Ha cursado kínder, primaria y este año termina secundaria en modelos más inclusivos que segregados. Eso le ha abierto muchas experiencias (también a los niños, niñas y jóvenes que no tienen discapacidad de convivir con él y sus compañeros y compañeras). 

Algo que también funciona mucho a favor es su personalidad, algo que es sólo suyo. A diferencia de su madre quien de niña y joven era muy tímida y una nerdaza consumada, Alan es un chavo muy sociable, adaptable, sonriente, bailador. Es un excelente compañero de viaje y una persona con muchas curiosidades. También es un necio consumado, pero bueno, quiero verlo como que es una persona muy determinada y con opiniones muy claras de lo que quiere.

He escuchado a muchas madres decir que, cuando los y las hijas crecen les necesitan menos. No es mi experiencia.

Los retos son cada vez mayores: ya no es tan sencillo como hacer la tarea, organizar una fiestecita o ir a otra, invitar a un amigo o amiga a comer.

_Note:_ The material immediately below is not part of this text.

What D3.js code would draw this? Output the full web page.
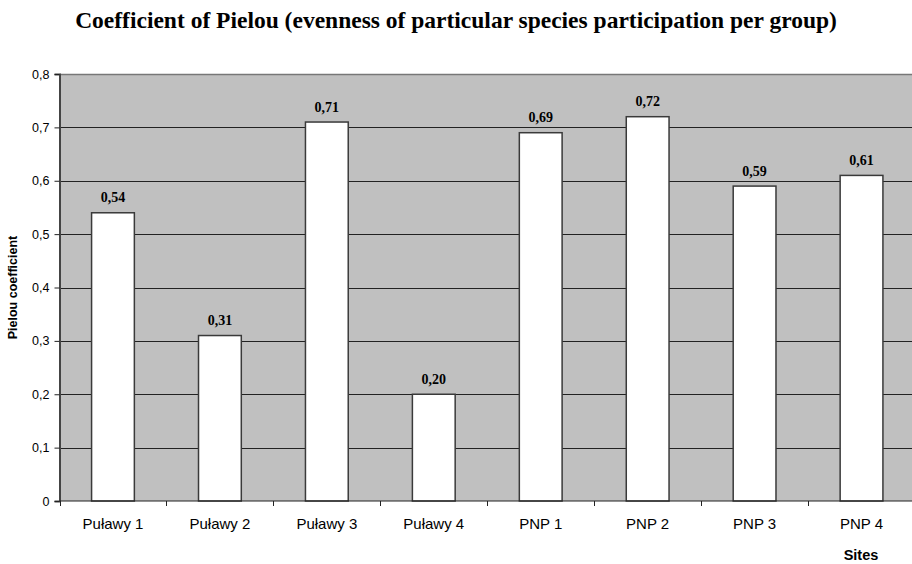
<!DOCTYPE html>
<html>
<head>
<meta charset="utf-8">
<script src="https://cdn.jsdelivr.net/npm/d3@7"></script>
<style>
  html, body { margin: 0; padding: 0; background: #fff; }
  svg { display: block; }
</style>
</head>
<body>
<svg id="chart" width="912" height="564"></svg>
<script>
// Sites and their Pielou evenness coefficients
const sites = ["Puławy 1", "Puławy 2", "Puławy 3", "Puławy 4", "PNP 1", "PNP 2", "PNP 3", "PNP 4"];
const pielou = [0.54, 0.31, 0.71, 0.20, 0.69, 0.72, 0.59, 0.61];
const yTicks = [0, 0.1, 0.2, 0.3, 0.4, 0.5, 0.6, 0.7, 0.8];

const svg = d3.select("#chart");
const plot = { left: 59.5, right: 915, top: 74, bottom: 501 };

const x = d3.scaleBand().domain(sites).range([plot.left, plot.right]).paddingInner(0.6).paddingOuter(0.3);
const xBand = d3.scaleBand().domain(sites).range([plot.left, plot.right]);
const y = d3.scaleLinear().domain([0, 0.8]).range([plot.bottom, plot.top]);

const fmt = v => d3.format(".1f")(v).replace(".", ",").replace(/^0,0$/, "0");
const fmt2 = v => d3.format(".2f")(v).replace(".", ",");

// Plot background
svg.append("rect")
  .attr("x", plot.left).attr("y", plot.top)
  .attr("width", plot.right - plot.left).attr("height", plot.bottom - plot.top)
  .attr("fill", "#c0c0c0");

// Horizontal gridlines
svg.append("g").selectAll("line")
  .data(yTicks.filter(t => t > 0))
  .join("line")
  .attr("x1", plot.left).attr("x2", plot.right)
  .attr("y1", d => Math.round(y(d)) + 0.5).attr("y2", d => Math.round(y(d)) + 0.5)
  .attr("stroke", d => d === 0.8 ? "#777" : "#222")
  .attr("stroke-width", d => d === 0.8 ? 1.5 : 1);

// Bars
svg.append("g").selectAll("rect")
  .data(sites.map((s, i) => ({ s, v: pielou[i] })))
  .join("rect")
  .attr("x", d => x(d.s))
  .attr("y", d => y(d.v))
  .attr("width", x.bandwidth())
  .attr("height", d => y(0) - y(d.v))
  .attr("fill", "#fff")
  .attr("stroke", "#3a3a3a")
  .attr("stroke-width", 1.5);

// Value labels
svg.append("g").selectAll("text")
  .data(sites.map((s, i) => ({ s, v: pielou[i] })))
  .join("text")
  .attr("x", d => x(d.s) + x.bandwidth() / 2)
  .attr("y", d => y(d.v) - 10.5)
  .attr("text-anchor", "middle")
  .attr("font-family", "'Liberation Serif', 'Times New Roman', serif")
  .attr("font-weight", "bold")
  .attr("font-size", 14)
  .attr("fill", "#000")
  .text(d => fmt2(d.v));

// Y axis
const yAxis = svg.append("g")
  .attr("transform", `translate(${plot.left},0)`)
  .call(d3.axisLeft(y).tickValues(yTicks).tickSize(5).tickPadding(5).tickFormat(fmt));
yAxis.select(".domain").attr("stroke", "#444").attr("stroke-width", 2);
yAxis.selectAll(".tick line").attr("stroke", "#222");
yAxis.selectAll(".tick text")
  .attr("font-family", "'Liberation Sans', Arial, sans-serif")
  .attr("font-size", 12.5).attr("fill", "#000");

// X axis with ticks between categories
const xAxis = svg.append("g").attr("transform", `translate(0,${plot.bottom})`);
xAxis.append("line")
  .attr("x1", plot.left).attr("x2", plot.right)
  .attr("y1", 0).attr("y2", 0)
  .attr("stroke", "#222").attr("stroke-width", 1.2);
xAxis.selectAll("line.sep")
  .data(sites)
  .join("line").attr("class", "sep")
  .attr("x1", d => Math.round(xBand(d)) + 0.5).attr("x2", d => Math.round(xBand(d)) + 0.5)
  .attr("y1", 0).attr("y2", 5)
  .attr("stroke", "#222");
xAxis.selectAll("text")
  .data(sites)
  .join("text")
  .attr("x", d => xBand(d) + xBand.bandwidth() / 2)
  .attr("y", 28)
  .attr("text-anchor", "middle")
  .attr("font-family", "'Liberation Sans', Arial, sans-serif")
  .attr("font-size", 15)
  .attr("fill", "#000")
  .text(d => d);

// Titles
svg.append("text")
  .attr("x", 456).attr("y", 28)
  .attr("text-anchor", "middle")
  .attr("font-family", "'Liberation Serif', 'Times New Roman', serif")
  .attr("font-weight", "bold")
  .attr("font-size", 23.5)
  .text("Coefficient of Pielou (evenness of particular species participation per group)");

svg.append("text")
  .attr("transform", `translate(17,${(plot.top + plot.bottom) / 2}) rotate(-90)`)
  .attr("text-anchor", "middle")
  .attr("font-family", "'Liberation Sans', Arial, sans-serif")
  .attr("font-weight", "bold")
  .attr("font-size", 12.5)
  .text("Pielou coefficient");

svg.append("text")
  .attr("x", 861).attr("y", 560)
  .attr("text-anchor", "middle")
  .attr("font-family", "'Liberation Sans', Arial, sans-serif")
  .attr("font-weight", "bold")
  .attr("font-size", 14.5)
  .text("Sites");
</script>
</body>
</html>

El tiempo ha volado: Alan es ya un joven de 16 años; en agosto de este año cumplirá 17. Este año termina secundaria y recibirá el diploma académico más alto que tendrá en su vida. Aunque cursará preparatoria ya no hay reconocimiento de la UNAM para el modelo de su educación. El diploma es lo de menos, el hecho es que le quedan tres años de escuela. ¿Y luego?

Sí, hay universidades (casi todas privadas) que tienen opciones para seguir educando para la vida a jóvenes con discapacidad intelectual. Aún no estoy convencida de que siga por ese camino, aunque no lo descarto. 

Lo cierto es que hay que comenzar a pensar ya en algún oficio, una preparación para el trabajo, para más responsabilidades, para que viva solo o con amigos y una suerte de facilitador en un departamento al menos varios días a la semana. No mañana, pero ese es el siguiente paso.

La vida adulta está a la vuelta de la esquina y yo, para ser sincera, estoy aterrada. 

¿Cómo lidio con mi miedo? Trabajando todos los días, como lo hago conmigo misma: un día a la vez. 

Trabajo con él, pero también aquí en Yo También por el mismo objetivo sobre todo en la parte de incidencia legislativa y política junto con otras organizaciones que compartimos visión de futuro en clave de derechos humanos. El otro día me compré una playera en Adidas que me encantó. Dice: “El cambio es un deporte colectivo”. Lo creo y lo he vivido.

Por ejemplo, por estos días se discute una iniciativa de ley en el Congreso de la Ciudad de México que propuso un colectivo en el que participamos, Decidir es mi Derecho. Esta iniciativa es fruto de la lucha de muchas generaciones: de ser aprobada se reconocerá la capacidad jurídica de todas las personas. Eso beneficiará a muchas personas con discapacidad, Alan incluido para que no tenga que declararlo en estado de interdicción cuando, en menos de dos años, cumpla la mayoría de edad. 

Si se cambia una ley, esto hace que los cambios sociales se aceleren: las leyes son nuestro reflejo como sociedad. Si bien el cambio no se da nunca a la velocidad que una desearía, sin la ley no sería obligatorio y tampoco podríamos exigir que se cumpla. 

Por eso, entre otras cosas, me levanto todos los días a trabajar aquí. Para y con Alan.